As international humanitarian lawyers well know, “AP II” refers to Protocol II Additional to the Geneva Conventions of 12 August 1949, and relating to the Protection of Victims of Non-International Armed Conflicts, a treaty that clarifies legal rules in conflicts that present something other than the classic country v. country scenario. Put another way, AP II is the treaty that details the laws of today’s wars. It enjoys 167 parties. The United States is one of 3 countries (the others are Iran and Pakistan) that signed on December 12, 1977, but never ratified.
On that last point, a passage on page 365 of Jess Bravin’s Terror Courts (2013) piques interest. Bravin reports that in mid-2009 Secretary of State Hillary Clinton and her Legal Adviser, Harold Hongju Koh, lost their bid to stop the Guantánamo military commissions:
‘The State Department would have to make do with a couple of consolation prizes; to mollify Koh, the administration agreed to ask the Senate to ratify agreements expanding protections under the Geneva Conventions, including one that had been collecting dust since President Reagan signed it in 1987. “Joining the treaty would not only assist us in continuing to exercise leadership in the international community in developing the law of armed conflict, but would also allow us to reaffirm our commitment to humane treatment in, and compliance with legal standards for, the conduct of armed conflict,” a White House fact sheet said.’
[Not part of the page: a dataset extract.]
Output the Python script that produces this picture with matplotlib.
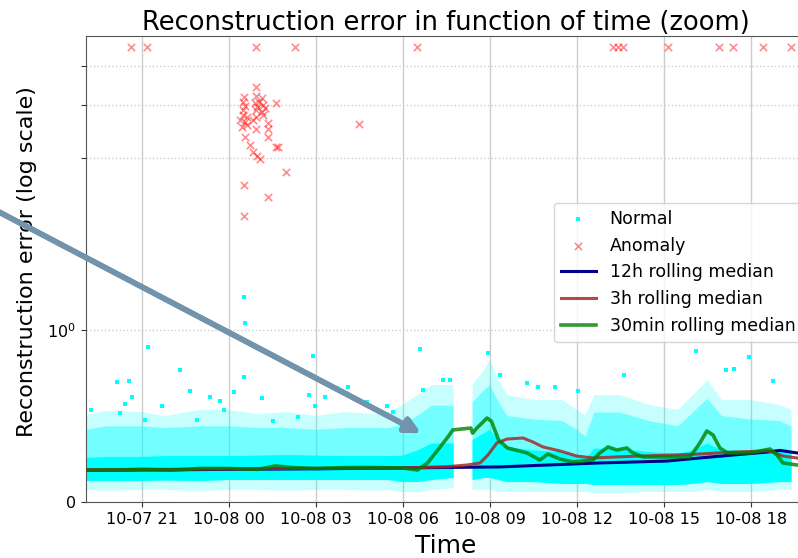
import numpy as np
import pandas as pd
import matplotlib
matplotlib.use("Agg")
import matplotlib.pyplot as plt
import matplotlib.dates as mdates
import matplotlib.patheffects as pe

BASE = pd.Timestamp("2019-10-08 00:00")

def to_time(hours):
    return (BASE + pd.to_timedelta(np.asarray(hours, dtype=float), unit="h")).to_numpy()

nan = np.nan
# ---- Normal points: envelope of the cloud (hours from 10-08 00:00) ----
cloud_hours  = [-4.93, -4.2, -3.0, -2.2, -1.0, 0.0, 1.0, 2.0, 3.0, 4.0, 5.0, 5.5, 6.0, 6.5, 7.0, 7.75, 7.8, 8.35, 8.4, 8.8, 9.0, 9.3, 9.6,
                10.5, 11.5, 12.0, 12.3, 12.6, 13.5, 14.5, 15.5, 16.0, 16.5, 17.0, 18.0, 19.0, 19.4]
sparse_top   = [0.506, 0.53, 0.523, 0.50, 0.535, 0.535, 0.51, 0.523, 0.50, 0.523, 0.51, 0.523, 0.564, 0.622, 0.680, 0.680, nan, nan, 0.680, 0.767, 0.826, 0.709, 0.622,
                0.593, 0.593, 0.535, 0.506, 0.622, 0.622, 0.564, 0.535, 0.622, 0.709, 0.593, 0.593, 0.564, 0.535]
dense_top    = [0.42, 0.44, 0.44, 0.43, 0.44, 0.44, 0.43, 0.43, 0.42, 0.43, 0.43, 0.43, 0.45, 0.50, 0.56, 0.56, nan, nan, 0.58, 0.65, 0.68, 0.58, 0.50,
                0.48, 0.47, 0.42, 0.38, 0.52, 0.52, 0.47, 0.44, 0.52, 0.60, 0.50, 0.48, 0.47, 0.44]
core_top     = [0.256, 0.262, 0.262, 0.267, 0.267, 0.267, 0.27, 0.273, 0.27, 0.267, 0.267, 0.267, 0.27, 0.30, 0.34, 0.34, nan, nan, 0.36, 0.40, 0.42, 0.36, 0.32,
                0.30, 0.29, 0.27, 0.25, 0.31, 0.31, 0.29, 0.28, 0.30, 0.34, 0.30, 0.30, 0.30, 0.29]
core_bottom  = [0.122, 0.122, 0.122, 0.125, 0.122, 0.128, 0.128, 0.128, 0.128, 0.128, 0.128, 0.128, 0.116, 0.116, 0.128, 0.140, nan, nan, 0.128, 0.140, 0.140, 0.128, 0.116,
                0.116, 0.105, 0.105, 0.105, 0.099, 0.099, 0.099, 0.099, 0.105, 0.116, 0.105, 0.105, 0.116, 0.116]
sparse_bottom = [0.070, 0.065, 0.070, 0.070, 0.065, 0.070, 0.070, 0.065, 0.070, 0.070, 0.065, 0.070, 0.058, 0.058, 0.070, 0.081, nan, nan, 0.070, 0.070, 0.070, 0.058, 0.058,
                 0.058, 0.058, 0.058, 0.058, 0.052, 0.052, 0.058, 0.058, 0.058, 0.070, 0.058, 0.058, 0.070, 0.070]

# ---- Normal points: isolated high values ----
normal_hours = [-2.79, -1.69, -3.86, -3.45, -3.34, -4.76, -3.59, -3.76, -2.90, -2.31, -1.34, -0.66, -0.31, 0.17, 0.52,
                0.83, 1.14, -0.17, 2.90, 2.76, 2.97, 3.31, 3.72, 4.10, 4.76, 5.45, 5.66, 2.38, 1.52, -1.10, 0.55,
                0.52, 6.59, 8.93, 16.10, 17.93, 9.34, 13.62, 17.14, 17.41, 18.76, 10.28, 11.24, 12.03, 6.69, 7.38,
                7.62, 10.66]
normal_values = [0.901, 0.767, 0.698, 0.703, 0.610, 0.535, 0.570, 0.517, 0.477, 0.558, 0.645, 0.610, 0.587, 0.640, 0.727,
                 0.907, 0.605, 0.535, 0.849, 0.622, 0.558, 0.610, 0.663, 0.669, 0.581, 0.558, 0.523, 0.494, 0.471, 0.477, 1.10,
                 1.56, 0.890, 0.866, 0.878, 0.843, 0.738, 0.738, 0.767, 0.773, 0.703, 0.692, 0.669, 0.645, 0.651, 0.709,
                 0.709, 0.669]

# ---- Anomalies ----
anomaly_hours = [0.93, 0.52, 0.93, 1.14, 0.48, 0.55, 0.90, 0.97, 1.17, 1.62, 0.48, 0.93, 1.14, 1.17, 0.38, 0.55,
                 0.62, 0.45, 0.83, 0.93, 1.34, 1.34, 0.93, 0.55, 1.34, 0.72, 1.69, 1.62, 0.83, 0.97, 1.07, 1.97,
                 0.52, 1.34, 0.52, 4.48, 0.62, 0.48, 1.03, 1.24,
                 -3.38, -2.83, 0.93, 2.28, 6.48, 13.24, 13.41, 13.59, 15.14, 16.90, 17.38, 18.41, 19.38]
anomaly_values = [25.9, 22.6, 22.9, 22.3, 21.2, 20.1, 20.9, 19.8, 20.3, 20.9, 19.0, 19.0, 18.5, 17.8, 16.6, 16.2,
                  15.6, 15.1, 16.6, 17.3, 16.0, 14.7, 14.7, 13.3, 13.3, 11.9, 11.6, 11.6, 10.8, 10.3, 9.9, 8.3,
                  7.0, 5.9, 4.6, 15.8, 17.3, 17.8, 21.2, 19.5,
                  44.2, 44.2, 44.2, 44.2, 44.2, 44.2, 44.2, 44.2, 44.2, 44.2, 44.2, 44.2, 44.2]

# ---- Rolling medians ----
med12_hours  = [-4.93, -2.0, 0.0, 3.0, 6.0, 9.34, 12.79, 15.1, 16.24, 17.38, 18.55, 19.0, 19.6, 19.9]
med12_values = [0.185, 0.187, 0.19, 0.193, 0.198, 0.204, 0.227, 0.238, 0.256, 0.273, 0.290, 0.300, 0.285, 0.280]

med3_hours  = [-4.93, -2.0, 0.0, 2.0, 4.0, 6.0, 7.5, 8.2, 8.66, 8.93, 9.24, 9.59, 10.14, 10.48, 10.83, 11.41,
               12.0, 12.55, 13.38, 14.17, 15.31, 16.24, 17.38, 18.55, 18.76, 19.1, 19.59, 19.9]
med3_values = [0.188, 0.19, 0.193, 0.195, 0.196, 0.198, 0.205, 0.215, 0.227, 0.273, 0.343, 0.366, 0.372, 0.349,
               0.320, 0.297, 0.267, 0.256, 0.262, 0.267, 0.273, 0.279, 0.290, 0.297, 0.290, 0.267, 0.256, 0.250]

med30_hours  = [-4.93, -4.0, -3.0, -2.0, -1.0, 0.0, 1.0, 1.6, 2.2, 3.0, 4.0, 5.0, 6.0, 6.5, 6.85, 7.2, 7.55,
                7.72, 8.34, 8.40, 8.55, 8.9, 9.05, 9.3, 9.6, 10.28, 10.72, 11.0, 11.41, 11.86, 12.55, 12.79,
                13.07, 13.38, 13.72, 13.93, 14.28, 15.9, 16.24, 16.48, 16.69, 16.93, 17.2, 17.97, 18.66, 18.9,
                19.1, 19.59, 19.9]
med30_values = [0.185, 0.185, 0.19, 0.185, 0.195, 0.195, 0.19, 0.21, 0.20, 0.195, 0.20, 0.20, 0.198, 0.186,
                0.227, 0.302, 0.378, 0.419, 0.430, 0.400, 0.430, 0.488, 0.470, 0.360, 0.314, 0.285, 0.244, 0.279,
                0.250, 0.233, 0.244, 0.285, 0.320, 0.302, 0.314, 0.285, 0.262, 0.262, 0.343, 0.413, 0.390, 0.314,
                0.285, 0.285, 0.308, 0.273, 0.227, 0.215, 0.215]

y_ticks = [0, 1, 10, 20.3, 34.3]
y_tick_labels = ["0", r"$\mathdefault{10^{0}}$", "", "", ""]

# ---------------------------------------------------------------------------
fig = plt.figure(figsize=(7.98, 5.58), dpi=100)
ax = fig.add_axes([86 / 798, 56 / 558, 720 / 798, 466.5 / 558])
ax.set_yscale("symlog", linthresh=1, linscale=0.9)

CYAN = "#00ffff"
tc = to_time(cloud_hours)
ax.fill_between(tc, sparse_bottom, sparse_top, facecolor=CYAN, alpha=0.22,
                linewidth=0, zorder=2)
ax.fill_between(tc, core_bottom, dense_top, facecolor=CYAN, alpha=0.42,
                linewidth=0, zorder=2)
ax.fill_between(tc, core_bottom, core_top, facecolor=CYAN, alpha=1.0,
                linewidth=0, zorder=2)
ax.scatter(to_time(normal_hours), normal_values, s=6, marker="s", color=CYAN,
           linewidths=0, label="Normal", zorder=3)
ax.scatter(to_time(anomaly_hours), anomaly_values, s=28, marker="x", color="red",
           alpha=0.45, linewidths=1.2, label="Anomaly", zorder=3)

ax.plot(to_time(med12_hours), med12_values, color="darkblue", lw=2.2, label="12h rolling median", zorder=4)
ax.plot(to_time(med3_hours), med3_values, color="#a52a2a", lw=2.2, alpha=0.85, label="3h rolling median", zorder=5)
ax.plot(to_time(med30_hours), med30_values, color="green", lw=2.6, alpha=0.8, label="30min rolling median", zorder=6)

ax.set_ylim(0, 51.5)
ax.set_xlim(to_time([-4.93])[0], to_time([19.9])[0])
ax.set_yticks(y_ticks)
ax.set_yticklabels(y_tick_labels)
ax.yaxis.set_minor_locator(matplotlib.ticker.NullLocator())
ax.xaxis.set_major_locator(mdates.HourLocator(byhour=range(0, 24, 3)))
ax.xaxis.set_major_formatter(mdates.DateFormatter("%m-%d %H"))
ax.tick_params(axis="both", labelsize=11.5, colors="#333333", labelcolor="black")

ax.grid(axis="x", color="#cccccc", lw=1.0)
ax.grid(axis="y", color="#cccccc", lw=1.0, ls=":")
ax.set_axisbelow(True)
for s in ax.spines.values():
    s.set_color("#555555")

ax.set_title("Reconstruction error in function of time (zoom)", fontsize=18.5, pad=1)
ax.set_xlabel("Time", fontsize=18, labelpad=5)
ax.set_ylabel("Reconstruction error (log scale)", fontsize=16)
ax.yaxis.set_label_coords(-0.068, 0.515)

leg = ax.legend(loc="upper left", bbox_to_anchor=(554 / 798, (558 - 203) / 558),
                bbox_transform=fig.transFigure, fontsize=12.5, frameon=True,
                borderaxespad=0)

ann = ax.annotate("", xy=(to_time([6.62])[0], 0.40), xycoords="data",
                  xytext=(-20, 356), textcoords="figure pixels",
                  arrowprops=dict(arrowstyle="-|>", color="#7193ab", lw=4, mutation_scale=22,
                                  shrinkA=0, shrinkB=0),
                  annotation_clip=False, zorder=10)
ann.arrow_patch.set_path_effects([pe.withSimplePatchShadow(offset=(2, -2), alpha=0.3), pe.Normal()])

fig.savefig("out.png", dpi=100)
The treaty mentioned is AP II: according to State’s current list of treaties pending in the Senate, Reagan submitted it to that upper house of Congress on January 29, 1987. Yet today, more than a quarter-century later, and four years after the promised “consolation,” AP II remains in the Senate’s dustbin. AP II is No. 10 on a list of 37 treaties, a list that includes some treaties about which I posted here. The most recent was submitted earlier this year, the oldest, ‘way back in 1949.
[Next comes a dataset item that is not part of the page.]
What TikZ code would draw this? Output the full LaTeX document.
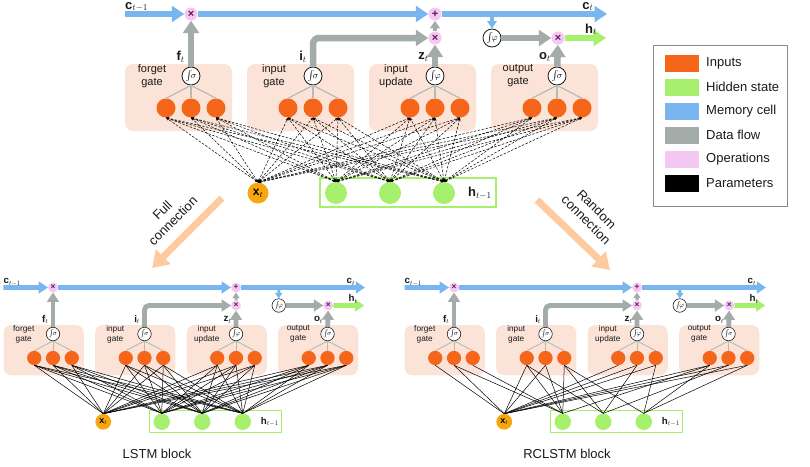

AP II’s sibling, Protocol I Additional to the Geneva Conventions of 12 August 1949, and relating to the Protection of Victims of International Armed Conflicts, is not pending at all. (It has 173 states parties, and the same 3 state signatories.) (image credit) Villanova Law Professor John F. Murphy’s chapter in a 2012 book indicates that the March 2011 fact sheet said only that the White House intended to apply the first protocol’s fair-trial provisions (provisions that a plurality of the Supreme Court deemed “indisputably part of the customary international law” in Part IV-D-iv of Hamdan v. Rumsfeld (2006)) – not that the White House wished to submit that treaty as a whole.